◆ **The request**: Below this line are records; write out exactly the lines from the one containing "Reproduce this chart with D3.js." through the one containing "d => d.fill);", with the pictures left out.

Entries with chart source code:
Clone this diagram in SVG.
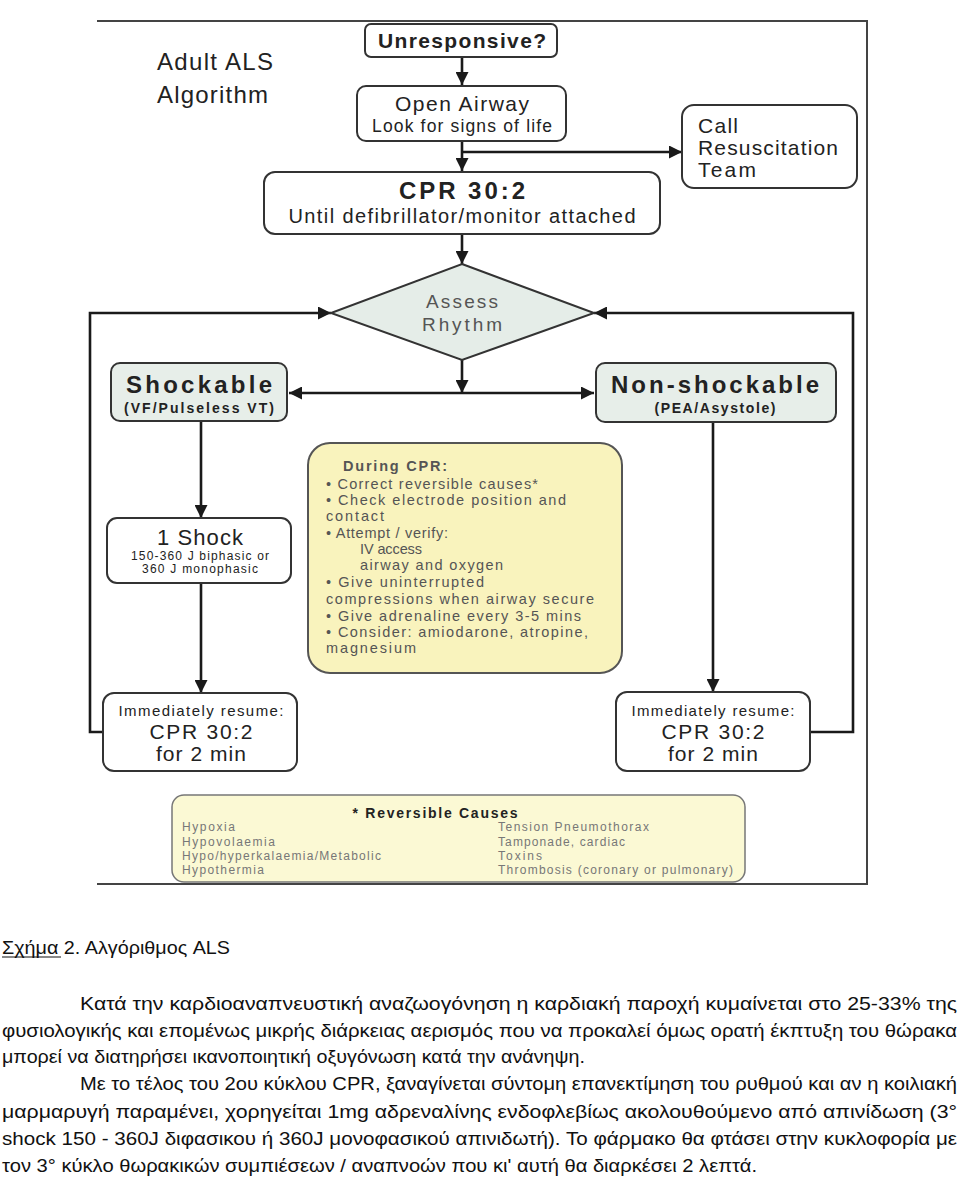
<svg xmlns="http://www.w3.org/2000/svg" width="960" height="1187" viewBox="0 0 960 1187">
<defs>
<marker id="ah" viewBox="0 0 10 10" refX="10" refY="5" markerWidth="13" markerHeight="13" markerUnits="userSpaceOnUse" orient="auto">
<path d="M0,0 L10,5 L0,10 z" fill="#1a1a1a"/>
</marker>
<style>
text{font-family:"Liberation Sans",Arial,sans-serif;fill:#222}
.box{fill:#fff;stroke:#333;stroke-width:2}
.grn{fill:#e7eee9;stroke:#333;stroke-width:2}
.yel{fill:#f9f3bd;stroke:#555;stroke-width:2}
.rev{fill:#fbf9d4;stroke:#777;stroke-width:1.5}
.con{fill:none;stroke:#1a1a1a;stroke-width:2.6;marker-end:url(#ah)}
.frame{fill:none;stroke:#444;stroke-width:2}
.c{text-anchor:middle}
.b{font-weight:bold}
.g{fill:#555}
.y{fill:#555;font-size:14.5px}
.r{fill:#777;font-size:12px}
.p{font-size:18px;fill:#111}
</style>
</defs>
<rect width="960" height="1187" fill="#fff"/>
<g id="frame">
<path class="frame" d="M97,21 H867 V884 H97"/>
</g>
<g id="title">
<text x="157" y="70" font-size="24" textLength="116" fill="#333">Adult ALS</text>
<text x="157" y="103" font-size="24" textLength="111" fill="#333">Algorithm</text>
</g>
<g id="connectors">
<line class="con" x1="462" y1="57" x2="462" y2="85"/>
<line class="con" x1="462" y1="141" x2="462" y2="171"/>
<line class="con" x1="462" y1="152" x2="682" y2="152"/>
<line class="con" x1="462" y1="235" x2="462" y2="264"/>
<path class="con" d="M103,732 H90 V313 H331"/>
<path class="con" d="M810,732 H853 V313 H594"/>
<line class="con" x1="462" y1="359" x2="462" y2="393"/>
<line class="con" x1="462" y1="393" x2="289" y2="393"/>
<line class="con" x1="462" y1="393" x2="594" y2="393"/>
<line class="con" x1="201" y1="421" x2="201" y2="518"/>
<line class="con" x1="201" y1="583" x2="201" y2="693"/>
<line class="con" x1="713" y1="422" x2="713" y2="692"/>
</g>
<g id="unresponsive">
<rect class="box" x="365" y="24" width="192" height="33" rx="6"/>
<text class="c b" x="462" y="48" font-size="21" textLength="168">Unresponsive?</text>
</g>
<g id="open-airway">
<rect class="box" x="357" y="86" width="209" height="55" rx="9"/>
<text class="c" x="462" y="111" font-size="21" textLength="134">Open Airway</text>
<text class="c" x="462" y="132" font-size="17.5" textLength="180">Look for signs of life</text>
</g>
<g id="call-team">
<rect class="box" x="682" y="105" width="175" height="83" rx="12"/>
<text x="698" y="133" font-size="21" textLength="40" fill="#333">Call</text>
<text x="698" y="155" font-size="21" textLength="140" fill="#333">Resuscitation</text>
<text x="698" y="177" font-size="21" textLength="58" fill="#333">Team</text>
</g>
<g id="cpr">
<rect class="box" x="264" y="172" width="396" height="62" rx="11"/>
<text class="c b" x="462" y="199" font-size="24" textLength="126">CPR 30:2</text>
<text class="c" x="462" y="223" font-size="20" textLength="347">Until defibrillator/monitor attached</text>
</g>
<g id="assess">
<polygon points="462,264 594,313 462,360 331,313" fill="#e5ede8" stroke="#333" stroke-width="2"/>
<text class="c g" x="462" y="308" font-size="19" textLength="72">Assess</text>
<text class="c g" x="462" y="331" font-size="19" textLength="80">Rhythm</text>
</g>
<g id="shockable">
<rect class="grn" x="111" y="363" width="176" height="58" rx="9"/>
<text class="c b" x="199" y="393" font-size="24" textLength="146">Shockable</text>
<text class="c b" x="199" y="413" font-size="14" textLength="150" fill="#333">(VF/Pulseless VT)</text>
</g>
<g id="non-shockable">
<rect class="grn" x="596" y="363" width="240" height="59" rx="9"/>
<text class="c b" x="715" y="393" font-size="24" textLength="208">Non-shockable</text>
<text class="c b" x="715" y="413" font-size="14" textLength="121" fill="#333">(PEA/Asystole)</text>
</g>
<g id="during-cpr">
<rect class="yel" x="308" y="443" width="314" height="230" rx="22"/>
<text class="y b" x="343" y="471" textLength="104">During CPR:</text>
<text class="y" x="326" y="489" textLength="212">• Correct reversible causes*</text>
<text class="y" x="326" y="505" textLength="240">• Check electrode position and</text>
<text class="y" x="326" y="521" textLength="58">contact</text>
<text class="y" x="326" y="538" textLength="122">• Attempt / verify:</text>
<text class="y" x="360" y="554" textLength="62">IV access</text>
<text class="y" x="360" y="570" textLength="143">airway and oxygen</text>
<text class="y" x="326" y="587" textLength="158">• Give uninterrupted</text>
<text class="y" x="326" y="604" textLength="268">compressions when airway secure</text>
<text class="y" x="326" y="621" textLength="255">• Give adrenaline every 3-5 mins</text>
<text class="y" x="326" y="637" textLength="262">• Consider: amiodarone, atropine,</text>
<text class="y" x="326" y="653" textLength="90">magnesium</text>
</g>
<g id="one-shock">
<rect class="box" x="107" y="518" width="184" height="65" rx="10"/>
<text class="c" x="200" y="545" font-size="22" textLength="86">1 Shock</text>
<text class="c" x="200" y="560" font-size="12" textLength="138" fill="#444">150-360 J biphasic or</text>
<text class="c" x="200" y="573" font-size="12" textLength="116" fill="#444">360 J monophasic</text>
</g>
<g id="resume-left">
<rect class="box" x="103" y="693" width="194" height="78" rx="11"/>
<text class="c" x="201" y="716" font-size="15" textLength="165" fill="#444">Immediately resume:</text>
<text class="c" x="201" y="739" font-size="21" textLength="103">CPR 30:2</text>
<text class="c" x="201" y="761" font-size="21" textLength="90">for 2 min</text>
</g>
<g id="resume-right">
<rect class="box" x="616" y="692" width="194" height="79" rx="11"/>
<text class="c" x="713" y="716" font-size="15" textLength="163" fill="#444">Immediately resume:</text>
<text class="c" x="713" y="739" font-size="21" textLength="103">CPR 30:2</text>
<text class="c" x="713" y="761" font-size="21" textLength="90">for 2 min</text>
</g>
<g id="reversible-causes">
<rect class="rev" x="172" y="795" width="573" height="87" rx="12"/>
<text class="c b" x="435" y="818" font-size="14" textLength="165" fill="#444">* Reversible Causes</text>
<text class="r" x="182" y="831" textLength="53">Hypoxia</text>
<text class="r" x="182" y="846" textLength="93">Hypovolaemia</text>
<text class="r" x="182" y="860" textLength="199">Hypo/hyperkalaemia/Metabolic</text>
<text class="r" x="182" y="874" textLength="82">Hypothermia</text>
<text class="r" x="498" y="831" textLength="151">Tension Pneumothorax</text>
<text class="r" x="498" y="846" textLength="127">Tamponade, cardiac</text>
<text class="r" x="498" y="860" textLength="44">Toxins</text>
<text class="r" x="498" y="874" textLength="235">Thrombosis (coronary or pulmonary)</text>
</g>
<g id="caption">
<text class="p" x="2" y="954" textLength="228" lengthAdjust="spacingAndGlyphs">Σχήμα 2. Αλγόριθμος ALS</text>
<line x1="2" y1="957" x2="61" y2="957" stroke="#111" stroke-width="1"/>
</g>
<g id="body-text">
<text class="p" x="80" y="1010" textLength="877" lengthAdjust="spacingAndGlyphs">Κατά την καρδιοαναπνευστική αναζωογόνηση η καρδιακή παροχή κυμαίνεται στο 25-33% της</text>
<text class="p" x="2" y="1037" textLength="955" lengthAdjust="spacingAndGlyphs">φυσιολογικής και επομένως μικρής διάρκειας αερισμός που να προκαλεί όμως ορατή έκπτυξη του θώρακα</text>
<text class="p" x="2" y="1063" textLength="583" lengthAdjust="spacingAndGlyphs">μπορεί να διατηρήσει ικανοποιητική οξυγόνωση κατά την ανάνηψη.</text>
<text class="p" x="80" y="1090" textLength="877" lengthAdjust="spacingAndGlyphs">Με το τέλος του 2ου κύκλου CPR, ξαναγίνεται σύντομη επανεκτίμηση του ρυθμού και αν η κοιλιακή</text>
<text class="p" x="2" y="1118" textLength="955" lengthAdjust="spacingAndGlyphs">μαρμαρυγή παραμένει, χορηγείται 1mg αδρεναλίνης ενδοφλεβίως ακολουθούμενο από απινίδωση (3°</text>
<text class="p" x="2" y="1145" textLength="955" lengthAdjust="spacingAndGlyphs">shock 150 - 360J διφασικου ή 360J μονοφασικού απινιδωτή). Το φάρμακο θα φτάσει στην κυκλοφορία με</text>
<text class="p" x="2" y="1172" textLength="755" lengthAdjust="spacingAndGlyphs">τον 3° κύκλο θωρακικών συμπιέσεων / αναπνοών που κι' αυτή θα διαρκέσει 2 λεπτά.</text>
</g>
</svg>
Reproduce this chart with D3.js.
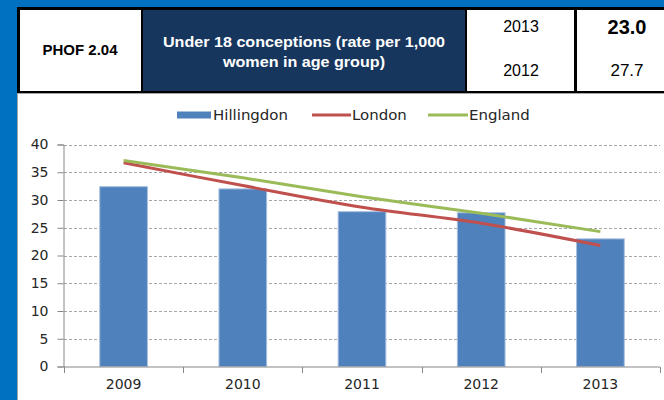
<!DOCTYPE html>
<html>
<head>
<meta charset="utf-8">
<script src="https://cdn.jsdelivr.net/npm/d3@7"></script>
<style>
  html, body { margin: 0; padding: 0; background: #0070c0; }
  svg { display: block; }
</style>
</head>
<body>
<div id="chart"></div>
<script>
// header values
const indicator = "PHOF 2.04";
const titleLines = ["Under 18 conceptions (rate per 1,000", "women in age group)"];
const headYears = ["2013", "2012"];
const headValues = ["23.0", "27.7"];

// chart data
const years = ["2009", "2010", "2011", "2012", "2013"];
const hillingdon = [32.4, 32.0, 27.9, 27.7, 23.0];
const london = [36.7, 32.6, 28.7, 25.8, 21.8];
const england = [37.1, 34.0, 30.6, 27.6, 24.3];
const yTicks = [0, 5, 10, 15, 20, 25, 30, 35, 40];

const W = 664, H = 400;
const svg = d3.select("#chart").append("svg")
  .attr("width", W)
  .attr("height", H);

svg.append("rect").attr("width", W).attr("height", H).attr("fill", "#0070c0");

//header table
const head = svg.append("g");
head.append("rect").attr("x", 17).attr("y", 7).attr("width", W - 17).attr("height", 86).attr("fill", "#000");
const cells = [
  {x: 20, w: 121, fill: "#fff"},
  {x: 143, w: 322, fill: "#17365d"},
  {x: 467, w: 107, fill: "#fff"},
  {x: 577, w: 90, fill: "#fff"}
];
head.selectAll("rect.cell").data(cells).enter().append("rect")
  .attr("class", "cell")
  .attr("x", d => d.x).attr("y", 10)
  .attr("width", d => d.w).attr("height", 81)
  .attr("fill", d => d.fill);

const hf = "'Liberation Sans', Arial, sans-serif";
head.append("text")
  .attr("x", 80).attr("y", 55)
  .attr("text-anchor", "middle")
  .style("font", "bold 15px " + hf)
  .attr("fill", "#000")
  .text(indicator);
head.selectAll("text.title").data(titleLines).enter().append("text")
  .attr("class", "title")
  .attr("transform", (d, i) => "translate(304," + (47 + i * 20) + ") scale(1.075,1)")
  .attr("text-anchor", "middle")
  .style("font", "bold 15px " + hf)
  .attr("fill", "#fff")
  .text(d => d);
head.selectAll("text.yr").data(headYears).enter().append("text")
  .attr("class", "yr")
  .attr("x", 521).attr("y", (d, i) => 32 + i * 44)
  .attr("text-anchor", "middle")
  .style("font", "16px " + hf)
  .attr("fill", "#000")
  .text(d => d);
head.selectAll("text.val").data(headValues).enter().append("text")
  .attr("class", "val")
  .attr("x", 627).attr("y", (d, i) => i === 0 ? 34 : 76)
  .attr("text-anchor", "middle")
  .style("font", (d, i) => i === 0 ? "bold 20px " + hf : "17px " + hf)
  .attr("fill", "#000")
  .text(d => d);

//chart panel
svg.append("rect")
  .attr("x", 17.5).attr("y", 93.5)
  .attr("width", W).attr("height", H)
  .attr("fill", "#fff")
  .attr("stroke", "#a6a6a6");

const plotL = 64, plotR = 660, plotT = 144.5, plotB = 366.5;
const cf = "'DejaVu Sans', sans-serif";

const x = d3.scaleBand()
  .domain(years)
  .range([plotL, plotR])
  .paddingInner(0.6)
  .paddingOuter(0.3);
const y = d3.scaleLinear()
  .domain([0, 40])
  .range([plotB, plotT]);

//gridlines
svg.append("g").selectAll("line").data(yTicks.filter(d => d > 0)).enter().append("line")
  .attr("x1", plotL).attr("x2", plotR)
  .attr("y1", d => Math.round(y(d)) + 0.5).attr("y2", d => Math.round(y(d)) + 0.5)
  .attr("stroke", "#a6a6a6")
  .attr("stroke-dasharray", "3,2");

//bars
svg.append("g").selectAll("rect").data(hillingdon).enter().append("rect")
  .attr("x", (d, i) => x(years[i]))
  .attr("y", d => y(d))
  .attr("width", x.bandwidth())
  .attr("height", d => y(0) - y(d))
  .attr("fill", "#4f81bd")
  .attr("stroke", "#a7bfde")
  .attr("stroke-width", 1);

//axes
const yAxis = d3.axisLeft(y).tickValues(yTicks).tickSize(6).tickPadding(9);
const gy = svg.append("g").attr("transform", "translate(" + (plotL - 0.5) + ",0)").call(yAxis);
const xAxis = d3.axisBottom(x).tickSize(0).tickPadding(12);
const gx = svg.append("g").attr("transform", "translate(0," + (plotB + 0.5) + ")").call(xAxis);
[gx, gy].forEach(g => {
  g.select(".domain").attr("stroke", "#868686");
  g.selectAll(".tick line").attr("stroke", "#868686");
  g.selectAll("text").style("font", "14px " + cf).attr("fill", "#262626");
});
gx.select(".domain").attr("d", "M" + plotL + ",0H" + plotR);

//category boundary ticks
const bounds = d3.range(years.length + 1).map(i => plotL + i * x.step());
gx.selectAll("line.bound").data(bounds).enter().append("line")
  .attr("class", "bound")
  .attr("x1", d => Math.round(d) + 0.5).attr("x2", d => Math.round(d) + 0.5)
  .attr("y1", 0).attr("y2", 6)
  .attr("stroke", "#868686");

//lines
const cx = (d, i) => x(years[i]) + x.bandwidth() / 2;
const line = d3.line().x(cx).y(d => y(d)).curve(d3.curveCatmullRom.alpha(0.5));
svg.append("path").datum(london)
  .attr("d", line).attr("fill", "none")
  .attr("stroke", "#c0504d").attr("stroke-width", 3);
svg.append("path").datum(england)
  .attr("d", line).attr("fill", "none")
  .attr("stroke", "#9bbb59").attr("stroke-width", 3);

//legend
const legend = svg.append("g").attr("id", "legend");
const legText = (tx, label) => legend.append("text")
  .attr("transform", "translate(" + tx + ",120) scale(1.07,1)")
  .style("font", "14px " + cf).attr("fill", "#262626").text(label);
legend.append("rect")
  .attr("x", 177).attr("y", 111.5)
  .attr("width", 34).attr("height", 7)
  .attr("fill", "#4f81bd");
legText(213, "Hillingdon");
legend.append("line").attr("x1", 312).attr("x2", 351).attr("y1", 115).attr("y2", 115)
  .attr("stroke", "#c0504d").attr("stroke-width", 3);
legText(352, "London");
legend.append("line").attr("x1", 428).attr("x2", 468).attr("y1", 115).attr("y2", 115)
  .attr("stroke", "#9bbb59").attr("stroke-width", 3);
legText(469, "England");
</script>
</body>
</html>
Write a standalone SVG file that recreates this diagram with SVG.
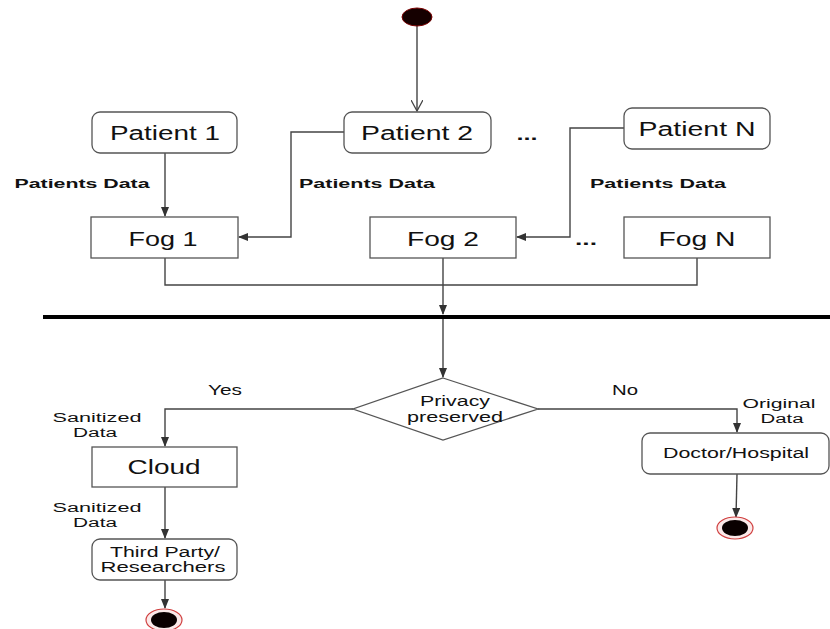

◆ **Result of this task**:
Reproduce this chart with D3.js.
<!DOCTYPE html>
<html>
<head>
<meta charset="utf-8">
<script src="https://cdn.jsdelivr.net/npm/d3@7"></script>
<style>
  html, body { margin: 0; padding: 0; background: #0070c0; }
  svg { display: block; }
</style>
</head>
<body>
<div id="chart"></div>
<script>
// header values
const indicator = "PHOF 2.04";
const titleLines = ["Under 18 conceptions (rate per 1,000", "women in age group)"];
const headYears = ["2013", "2012"];
const headValues = ["23.0", "27.7"];

// chart data
const years = ["2009", "2010", "2011", "2012", "2013"];
const hillingdon = [32.4, 32.0, 27.9, 27.7, 23.0];
const london = [36.7, 32.6, 28.7, 25.8, 21.8];
const england = [37.1, 34.0, 30.6, 27.6, 24.3];
const yTicks = [0, 5, 10, 15, 20, 25, 30, 35, 40];

const W = 664, H = 400;
const svg = d3.select("#chart").append("svg")
  .attr("width", W)
  .attr("height", H);

svg.append("rect").attr("width", W).attr("height", H).attr("fill", "#0070c0");

//header table
const head = svg.append("g");
head.append("rect").attr("x", 17).attr("y", 7).attr("width", W - 17).attr("height", 86).attr("fill", "#000");
const cells = [
  {x: 20, w: 121, fill: "#fff"},
  {x: 143, w: 322, fill: "#17365d"},
  {x: 467, w: 107, fill: "#fff"},
  {x: 577, w: 90, fill: "#fff"}
];
head.selectAll("rect.cell").data(cells).enter().append("rect")
  .attr("class", "cell")
  .attr("x", d => d.x).attr("y", 10)
  .attr("width", d => d.w).attr("height", 81)
  .attr("fill", d => d.fill);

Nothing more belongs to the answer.